What the task requires> Reproduce the listing below word for word, with no pictures.

Supplied data>
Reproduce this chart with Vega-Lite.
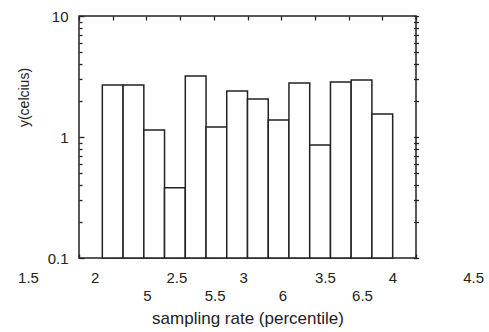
{
  "$schema": "https://vega.github.io/schema/vega-lite/v6.json",
  "width": 337,
  "height": 242,
  "autosize": "none",
  "padding": {"left": 79, "top": 16, "right": 73, "bottom": 74},
  "background": "white",
  "config": {
    "view": {"stroke": "#222", "strokeWidth": 1.5},
    "axis": {
      "labelFont": "Liberation Sans",
      "titleFont": "Liberation Sans",
      "labelColor": "#222",
      "titleColor": "#222",
      "titleFontWeight": "normal",
      "domain": false,
      "grid": false,
      "tickColor": "#222",
      "tickWidth": 1.3
    }
  },
  "data": {
    "values": [
      {"start": 1.846, "end": 2.154, "temp": 2.69},
      {"start": 2.154, "end": 2.462, "temp": 2.69},
      {"start": 2.462, "end": 2.769, "temp": 1.14},
      {"start": 2.769, "end": 3.077, "temp": 0.38},
      {"start": 3.077, "end": 3.385, "temp": 3.19},
      {"start": 3.385, "end": 3.692, "temp": 1.21},
      {"start": 3.692, "end": 4.0, "temp": 2.4},
      {"start": 4.0, "end": 4.308, "temp": 2.06},
      {"start": 4.308, "end": 4.615, "temp": 1.38},
      {"start": 4.615, "end": 4.923, "temp": 2.79},
      {"start": 4.923, "end": 5.231, "temp": 0.86},
      {"start": 5.231, "end": 5.538, "temp": 2.85},
      {"start": 5.538, "end": 5.846, "temp": 2.96},
      {"start": 5.846, "end": 6.154, "temp": 1.55}
    ]
  },
  "layer": [
    {
      "mark": {"type": "bar", "fill": "white", "stroke": "#222", "strokeWidth": 1.5},
      "encoding": {
        "x": {
          "field": "start",
          "type": "quantitative",
          "scale": {"domain": [1.5, 6.5], "nice": false, "zero": false},
          "axis": {
            "orient": "bottom",
            "title": "sampling rate (percentile)",
            "titleFontSize": 17,
            "titleBaseline": "middle",
            "titleY": 60,
            "values": [1.5, 2, 2.5, 3, 3.5, 4, 4.5, 5, 5.5, 6, 6.5],
            "format": "~g",
            "tickSize": -4,
            "labelFontSize": 15,
            "labelBaseline": "alphabetic",
            "labelFlush": false,
            "labelOverlap": false,
            "labelBound": false,
            "labelPadding": {"condition": {"test": "datum.value >= 5", "value": 46}, "value": 28},
            "labelOffset": {
              "condition": [
                {"test": "datum.value == 1.5", "value": -51},
                {"test": "datum.value == 2", "value": -18},
                {"test": "datum.value == 2.5", "value": 30},
                {"test": "datum.value == 3", "value": 63},
                {"test": "datum.value == 3.5", "value": 111},
                {"test": "datum.value == 4", "value": 145},
                {"test": "datum.value == 4.5", "value": 192},
                {"test": "datum.value == 5", "value": -168},
                {"test": "datum.value == 5.5", "value": -134},
                {"test": "datum.value == 6", "value": -100},
                {"test": "datum.value == 6.5", "value": -54}
              ],
              "value": 0
            }
          }
        },
        "x2": {"field": "end"},
        "y": {
          "field": "temp",
          "type": "quantitative",
          "scale": {"type": "log", "domain": [0.1, 10], "nice": false},
          "axis": {
            "orient": "left",
            "title": "y(celcius)",
            "titleFontSize": 14,
            "titleAlign": "center",
            "titleBaseline": "middle",
            "titleX": -55,
            "titleY": 81,
            "values": [0.1, 0.2, 0.3, 0.4, 0.5, 0.6, 0.7, 0.8, 0.9, 1, 2, 3, 4, 5, 6, 7, 8, 9, 10],
            "labelExpr": "datum.value == 0.1 ? '0.1' : datum.value == 1 ? '1' : datum.value == 10 ? '10' : ''",
            "labelFontSize": 15,
            "labelBaseline": "middle",
            "labelOverlap": false,
            "labelFlush": false,
            "labelBound": false,
            "labelPadding": 16,
            "tickSize": {"condition": {"test": "datum.value == 0.1 || datum.value == 1 || datum.value == 10", "value": -5}, "value": -3}
          }
        },
        "y2": {"datum": 0.1}
      }
    },
    {
      "mark": {"type": "point", "opacity": 0},
      "encoding": {
        "x": {
          "field": "start",
          "type": "quantitative",
          "axis": {
            "orient": "top",
            "title": null,
            "labels": false,
            "values": [1.5, 2, 2.5, 3, 3.5, 4, 4.5, 5, 5.5, 6, 6.5],
            "tickSize": -4
          }
        },
        "y": {
          "field": "temp",
          "type": "quantitative",
          "axis": {
            "orient": "right",
            "title": null,
            "labels": false,
            "offset": -2.5,
            "values": [0.1, 0.2, 0.3, 0.4, 0.5, 0.6, 0.7, 0.8, 0.9, 1, 2, 3, 4, 5, 6, 7, 8, 9, 10],
            "tickSize": 5
          }
        }
      }
    }
  ],
  "resolve": {"axis": {"x": "independent", "y": "independent"}}
}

Task response>
Reproduce this chart with Vega-Lite.
{
  "$schema": "https://vega.github.io/schema/vega-lite/v6.json",
  "width": 337,
  "height": 242,
  "autosize": "none",
  "padding": {"left": 79, "top": 16, "right": 73, "bottom": 74},
  "background": "white",
  "config": {
    "view": {"stroke": "#222", "strokeWidth": 1.5},
    "axis": {
      "labelFont": "Liberation Sans",
      "titleFont": "Liberation Sans",
      "labelColor": "#222",
      "titleColor": "#222",
      "titleFontWeight": "normal",
      "domain": false,
      "grid": false,
      "tickColor": "#222",
      "tickWidth": 1.3
    }
  },
  "data": {
    "values": [
      {"start": 1.846, "end": 2.154, "temp": 2.69},
      {"start": 2.154, "end": 2.462, "temp": 2.69},
      {"start": 2.462, "end": 2.769, "temp": 1.14},
      {"start": 2.769, "end": 3.077, "temp": 0.38},
      {"start": 3.077, "end": 3.385, "temp": 3.19},
      {"start": 3.385, "end": 3.692, "temp": 1.21},
      {"start": 3.692, "end": 4.0, "temp": 2.4},
      {"start": 4.0, "end": 4.308, "temp": 2.06},
      {"start": 4.308, "end": 4.615, "temp": 1.38},
      {"start": 4.615, "end": 4.923, "temp": 2.79},
      {"start": 4.923, "end": 5.231, "temp": 0.86},
      {"start": 5.231, "end": 5.538, "temp": 2.85},
      {"start": 5.538, "end": 5.846, "temp": 2.96},
      {"start": 5.846, "end": 6.154, "temp": 1.55}
    ]
  },
  "layer": [
    {
      "mark": {"type": "bar", "fill": "white", "stroke": "#222", "strokeWidth": 1.5},
      "encoding": {
        "x": {
          "field": "start",
          "type": "quantitative",
          "scale": {"domain": [1.5, 6.5], "nice": false, "zero": false},
          "axis": {
            "orient": "bottom",
            "title": "sampling rate (percentile)",
            "titleFontSize": 17,
            "titleBaseline": "middle",
            "titleY": 60,
            "values": [1.5, 2, 2.5, 3, 3.5, 4, 4.5, 5, 5.5, 6, 6.5],
            "format": "~g",
            "tickSize": -4,
            "labelFontSize": 15,
            "labelBaseline": "alphabetic",
            "labelFlush": false,
            "labelOverlap": false,
            "labelBound": false,
            "labelPadding": {"condition": {"test": "datum.value >= 5", "value": 46}, "value": 28},
            "labelOffset": {
              "condition": [
                {"test": "datum.value == 1.5", "value": -51},
                {"test": "datum.value == 2", "value": -18},
                {"test": "datum.value == 2.5", "value": 30},
                {"test": "datum.value == 3", "value": 63},
                {"test": "datum.value == 3.5", "value": 111},
                {"test": "datum.value == 4", "value": 145},
                {"test": "datum.value == 4.5", "value": 192},
                {"test": "datum.value == 5", "value": -168},
                {"test": "datum.value == 5.5", "value": -134},
                {"test": "datum.value == 6", "value": -100},
                {"test": "datum.value == 6.5", "value": -54}
              ],
              "value": 0
            }
          }
        },
        "x2": {"field": "end"},
        "y": {
          "field": "temp",
          "type": "quantitative",
          "scale": {"type": "log", "domain": [0.1, 10], "nice": false},
          "axis": {
            "orient": "left",
            "title": "y(celcius)",
            "titleFontSize": 14,
            "titleAlign": "center",
            "titleBaseline": "middle",
            "titleX": -55,
            "titleY": 81,
            "values": [0.1, 0.2, 0.3, 0.4, 0.5, 0.6, 0.7, 0.8, 0.9, 1, 2, 3, 4, 5, 6, 7, 8, 9, 10],
            "labelExpr": "datum.value == 0.1 ? '0.1' : datum.value == 1 ? '1' : datum.value == 10 ? '10' : ''",
            "labelFontSize": 15,
            "labelBaseline": "middle",
            "labelOverlap": false,
            "labelFlush": false,
            "labelBound": false,
            "labelPadding": 16,
            "tickSize": {"condition": {"test": "datum.value == 0.1 || datum.value == 1 || datum.value == 10", "value": -5}, "value": -3}
          }
        },
        "y2": {"datum": 0.1}
      }
    },
    {
      "mark": {"type": "point", "opacity": 0},
      "encoding": {
        "x": {
          "field": "start",
          "type": "quantitative",
          "axis": {
            "orient": "top",
            "title": null,
            "labels": false,
            "values": [1.5, 2, 2.5, 3, 3.5, 4, 4.5, 5, 5.5, 6, 6.5],
            "tickSize": -4
          }
        },
        "y": {
          "field": "temp",
          "type": "quantitative",
          "axis": {
            "orient": "right",
            "title": null,
            "labels": false,
            "offset": -2.5,
            "values": [0.1, 0.2, 0.3, 0.4, 0.5, 0.6, 0.7, 0.8, 0.9, 1, 2, 3, 4, 5, 6, 7, 8, 9, 10],
            "tickSize": 5
          }
        }
      }
    }
  ],
  "resolve": {"axis": {"x": "independent", "y": "independent"}}
}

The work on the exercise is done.